Given instruction:
Every line below that mentions the word "React" should be copied out.

Data provided:
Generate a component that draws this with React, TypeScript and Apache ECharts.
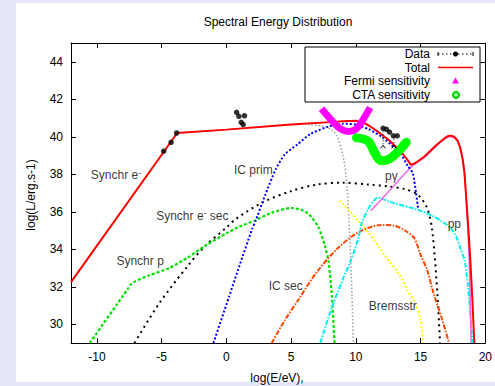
import React, { useEffect, useRef } from "react";
import * as echarts from "echarts";

type P = [number, number];

const xTicks = [-10, -5, 0, 5, 10, 15, 20];
const yTicks = [30, 32, 34, 36, 38, 40, 42, 44];

const total: P[] = [
  [-12, 32.25], [-3.8, 40.2], [0, 40.38], [5, 40.65], [8, 40.78], [9, 40.83], [10, 40.85],
  [10.5, 40.78], [11, 40.6], [11.7, 40.27], [12.5, 39.85], [13.5, 39.2], [14.0, 38.75],
  [14.25, 38.5], [14.6, 38.6], [15.3, 38.95], [16.2, 39.55], [16.9, 39.95], [17.15, 40.04],
  [17.35, 40.06], [17.6, 40.0], [17.85, 39.8], [18.05, 39.45], [18.25, 38.8], [18.4, 38.0],
  [18.55, 36.5], [18.7, 35.0], [18.85, 33.3], [19.0, 31.3], [19.15, 29],
];
const synchrESec: P[] = [
  [-7.1, 29], [-5.2, 31.1], [-3, 33.1], [-1.6, 34.2], [0, 35.15], [0.7, 35.6], [2.8, 36.5],
  [5, 37.1], [7, 37.45], [9, 37.55], [11, 37.45], [12.5, 37.35], [13.8, 37.2], [14.8, 36.9],
  [15.5, 36.2], [15.9, 35.0], [16.3, 31.6], [16.5, 29],
];
const synchrP: P[] = [
  [-10.55, 29], [-7.6, 31.9], [-7.35, 32.15], [-7.0, 32.3], [-6, 32.6], [-4.4, 33.0],
  [-3, 33.55], [-1.6, 34.2], [0, 34.85], [1, 35.2], [2.25, 35.55], [3.5, 35.95], [5, 36.2],
  [5.8, 36.1], [6.4, 35.85], [7.1, 35.2], [7.6, 34.2], [7.9, 33.3], [8.15, 31.5], [8.35, 29],
];
const icPrim: P[] = [
  [-1.0, 29], [0.2, 31.45], [1.0, 33.1], [2.0, 35.1], [2.25, 35.5], [3.0, 36.9],
  [3.8, 38.25], [4.5, 39.05], [5.5, 39.6], [6.5, 40.15], [7.9, 40.55], [9, 40.7],
  [10, 40.65], [11, 40.4], [12, 40.0], [13, 39.4], [13.5, 39.05], [14, 38.45],
  [14.4, 38.05], [14.65, 37.0], [14.8, 36.2],
];
const grayComp: P[] = [
  [6.3, 40.65], [7.5, 40.55], [8.4, 40.2], [9.0, 39.0], [9.3, 37.5], [9.45, 35.8],
  [9.6, 33.5], [9.7, 31.5], [9.8, 29],
];
const icSec: P[] = [
  [3.5, 29], [4.5, 30.2], [5.6, 31.35], [7, 32.8], [8.6, 34.05], [10.2, 34.9], [12, 35.3],
  [13, 35.25], [13.8, 35.0], [14.5, 34.6], [15.0, 33.7], [15.5, 32.9], [16.0, 31.65],
  [16.6, 30.4], [17.2, 29],
];
const pGamma: P[] = [
  [11.15, 36.05], [12.5, 37.05], [14.3, 38.4], [15.3, 38.9], [16.2, 39.5], [16.9, 39.9],
  [17.3, 40.0], [17.7, 39.9], [18.0, 39.55], [18.3, 38.6], [18.5, 36.9], [18.75, 33.5],
  [18.9, 29],
];
const pp: P[] = [
  [7.25, 29], [8.1, 30.8], [9.0, 32.4], [9.55, 33.3], [10.2, 34.6], [10.45, 35.4],
  [11.0, 36.2], [11.45, 36.65], [11.7, 36.75], [12.0, 36.7], [12.75, 36.5], [14.8, 36.1],
  [16.0, 35.75], [16.6, 35.5], [17.3, 35.15], [17.8, 34.6], [18.1, 34.0], [18.4, 33.4],
  [18.65, 32.1], [18.85, 30.5], [19.0, 29],
];
const bremsstr: P[] = [
  [8.75, 36.6], [10.2, 35.5], [11.0, 34.85], [11.7, 34.2], [12.4, 33.5], [13.3, 32.7],
  [14.0, 31.8], [14.6, 31.1], [15.0, 30.2], [15.2, 29],
];
const fermi: P[] = [
  [7.35, 41.5], [7.9, 41.05], [8.5, 40.6], [9.0, 40.35], [9.5, 40.28], [10.0, 40.4],
  [10.5, 40.85], [11.1, 41.55],
];
const cta: P[] = [
  [10.05, 39.94], [10.95, 39.76], [11.46, 39.14], [11.97, 38.72], [12.6, 38.82],
  [13.38, 39.3], [13.89, 39.7],
];
const dataPts: P[] = [
  [-4.84, 39.23], [-4.27, 39.7], [-3.84, 40.2],
  [0.79, 41.3], [0.97, 41.09], [1.4, 41.12], [1.15, 40.77], [1.3, 40.65],
  [12.1, 40.45], [12.35, 40.4], [12.6, 40.25], [12.9, 40.05], [13.2, 40.05],
];
const errBars: [number, number, number][] = [
  [12.1, 40.45, 39.46], [12.95, 40.05, 39.46],
];
const annotations: { x: number; y: number; text: string }[] = [
  { x: -10.47, y: 37.94, text: "{t|Synchr e}{s|-}" },
  { x: 0.59, y: 38.22, text: "{t|IC prim}" },
  { x: -5.42, y: 35.78, text: "{t|Synchr e}{s|-}{t| sec}" },
  { x: -8.49, y: 33.39, text: "{t|Synchr p}" },
  { x: 3.27, y: 32.06, text: "{t|IC sec}" },
  { x: 11.0, y: 31.0, text: "{t|Bremsstr}" },
  { x: 12.25, y: 37.9, text: "{t|pγ}" },
  { x: 17.09, y: 35.33, text: "{t|pp}" },
];

const FONT = "Liberation Sans, Arial, sans-serif";

function dotted(name: string, data: P[], color: string, width: number, dash: number[], smooth = 0.3) {
  return {
    name,
    type: "line",
    data,
    showSymbol: false,
    smooth,
    lineStyle: { color, width, type: dash, cap: "butt" },
    z: 2,
  };
}

export default function App() {
  const ref = useRef<HTMLDivElement>(null);
  useEffect(() => {
    if (!ref.current) return;
    const chart = echarts.init(ref.current, undefined, { renderer: "svg" });
    const axisCommon = {
      type: "value",
      axisLine: { show: true, onZero: false, lineStyle: { color: "#000", width: 1 } },
      splitLine: { show: false },
    };
    const lx = 438, rx = 473;
    chart.setOption({
      animation: false,
      backgroundColor: "transparent",
      textStyle: { fontFamily: FONT },
      grid: { left: 71, right: 7, top: 43, bottom: 43 },
      xAxis: [
        {
          ...axisCommon, position: "bottom", min: -12, max: 20,
          axisTick: { inside: true, length: 5, customValues: xTicks, lineStyle: { color: "#000" } },
          axisLabel: { customValues: xTicks, color: "#000", fontSize: 12, fontFamily: FONT, margin: 8 },
        },
        {
          ...axisCommon, position: "top", min: -12, max: 20,
          axisTick: { inside: true, length: 5, customValues: xTicks, lineStyle: { color: "#000" } },
          axisLabel: { show: false },
        },
      ],
      yAxis: [
        {
          ...axisCommon, position: "left", min: 29, max: 45,
          axisTick: { inside: true, length: 5, customValues: yTicks, lineStyle: { color: "#000" } },
          axisLabel: { customValues: yTicks, color: "#000", fontSize: 12, fontFamily: FONT, margin: 8 },
        },
        {
          ...axisCommon, position: "right", min: 29, max: 45,
          axisTick: { inside: true, length: 5, customValues: yTicks, lineStyle: { color: "#000" } },
          axisLabel: { show: false },
        },
      ],
      graphic: {
        elements: [
          { type: "text", x: 278, y: 22, style: { text: "Spectral Energy Distribution", fill: "#000", font: `12px ${FONT}`, align: "center", verticalAlign: "middle" } },
          { type: "text", x: 277, y: 378, style: { text: "log(E/eV),", fill: "#000", font: `12px ${FONT}`, align: "center", verticalAlign: "middle" } },
          { type: "text", x: 31, y: 195, rotation: Math.PI / 2, style: { text: "log(L/erg.s-1)", fill: "#000", font: `12px ${FONT}`, align: "center", verticalAlign: "middle" } },
          { type: "rect", shape: { x: 305, y: 47, width: 175, height: 55 }, style: { fill: "#fff", stroke: "#000", lineWidth: 1 }, z: 100 },
          { type: "text", x: 430, y: 54, z: 101, style: { text: "Data", fill: "#000", font: `12px ${FONT}`, align: "right", verticalAlign: "middle" } },
          { type: "text", x: 430, y: 67.5, z: 101, style: { text: "Total", fill: "#000", font: `12px ${FONT}`, align: "right", verticalAlign: "middle" } },
          { type: "text", x: 430, y: 81, z: 101, style: { text: "Fermi sensitivity", fill: "#000", font: `12px ${FONT}`, align: "right", verticalAlign: "middle" } },
          { type: "text", x: 430, y: 94.5, z: 101, style: { text: "CTA sensitivity", fill: "#000", font: `12px ${FONT}`, align: "right", verticalAlign: "middle" } },
          { type: "line", z: 101, shape: { x1: lx, y1: 54, x2: rx, y2: 54 }, style: { stroke: "#000", lineWidth: 1, lineDash: [1.5, 2.5] } },
          { type: "line", z: 101, shape: { x1: lx, y1: 52, x2: lx, y2: 56 }, style: { stroke: "#000", lineWidth: 1 } },
          { type: "line", z: 101, shape: { x1: rx, y1: 52, x2: rx, y2: 56 }, style: { stroke: "#000", lineWidth: 1 } },
          { type: "circle", z: 102, shape: { cx: 455.5, cy: 54, r: 2.5 }, style: { fill: "#000" } },
          { type: "line", z: 101, shape: { x1: lx, y1: 67.5, x2: rx, y2: 67.5 }, style: { stroke: "#ff0000", lineWidth: 1.5 } },
          { type: "polygon", z: 101, shape: { points: [[455.5, 77.5], [459, 83.5], [452, 83.5]] }, style: { fill: "#ff00ff" } },
          { type: "circle", z: 101, shape: { cx: 456, cy: 95, r: 3 }, style: { fill: "#b0ffb0", stroke: "#00dd00", lineWidth: 2.2 } },
        ],
      },
      series: [
        dotted("Synchr e- sec", synchrESec, "#000000", 2, [2, 4]),
        dotted("Synchr p", synchrP, "#00e000", 2.2, [3, 2], 0.2),
        dotted("gray", grayComp, "#a0a0a0", 1.5, [1.5, 2]),
        dotted("Bremsstr", bremsstr, "#ffff00", 2, [2, 2]),
        dotted("IC sec", icSec, "#ff4500", 2, [5, 1.5, 1.5, 1.5]),
        dotted("pp", pp, "#00f0f0", 2, [5, 1.5, 1.5, 1.5]),
        { name: "pγ", type: "line", data: pGamma, showSymbol: false, smooth: 0.3, lineStyle: { color: "#ee66ee", width: 1.5 }, z: 2 },
        dotted("IC prim", icPrim, "#0000ff", 2, [2, 2], 0.2),
        { name: "Total", type: "line", data: total, showSymbol: false, smooth: false, lineStyle: { color: "#ff0000", width: 2 }, z: 3 },
        { name: "Fermi sensitivity", type: "line", data: fermi, showSymbol: false, smooth: 0.4, lineStyle: { color: "#ff00ff", width: 7, cap: "butt" }, z: 4 },
        { name: "CTA sensitivity", type: "line", data: cta, showSymbol: false, smooth: 0.4, lineStyle: { color: "#00ff00", width: 9, cap: "round" }, z: 4 },
        {
          name: "errbars", type: "custom", z: 5,
          data: errBars,
          renderItem: (_p: any, api: any) => {
            const top = api.coord([api.value(0), api.value(1)]);
            const low = api.coord([api.value(0), api.value(2)]);
            return {
              type: "group",
              children: [
                { type: "line", shape: { x1: top[0], y1: top[1], x2: low[0], y2: low[1] }, style: { stroke: "#000", lineWidth: 1, lineDash: [1, 2] } },
                { type: "polyline", shape: { points: [[low[0] - 2.5, low[1] + 1.5], [low[0], low[1] - 1.5], [low[0] + 2.5, low[1] + 1.5]] }, style: { stroke: "#000", lineWidth: 1, fill: "none" } },
              ],
            };
          },
        },
        { name: "Data", type: "scatter", data: dataPts, symbol: "circle", symbolSize: 5.5, itemStyle: { color: "#000" }, z: 6 },
        {
          name: "labels", type: "scatter", symbolSize: 0, z: 7, silent: true,
          data: annotations.map((a) => ({ value: [a.x, a.y], label: { formatter: a.text } })),
          label: {
            show: true, position: "right", distance: 0,
            rich: {
              t: { fontSize: 12, fontFamily: FONT, color: "#000", lineHeight: 14 },
              s: { fontSize: 9, fontFamily: FONT, color: "#000", verticalAlign: "top", lineHeight: 14 },
            },
          },
        },
      ],
    });
    return () => chart.dispose();
  }, []);
  return (
    <div style={{ position: "fixed", left: 0, top: 0, width: 495, height: 386, background: "#e6e6fa" }}>
      <div style={{ position: "absolute", left: 16, top: 3, width: 479, height: 379, background: "#ffffff" }} />
      <div ref={ref} style={{ position: "absolute", left: 0, top: 0, width: 495, height: 386 }} />
    </div>
  );
}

Full output:
Generate a component that draws this with React, TypeScript and Apache ECharts.
import React, { useEffect, useRef } from "react";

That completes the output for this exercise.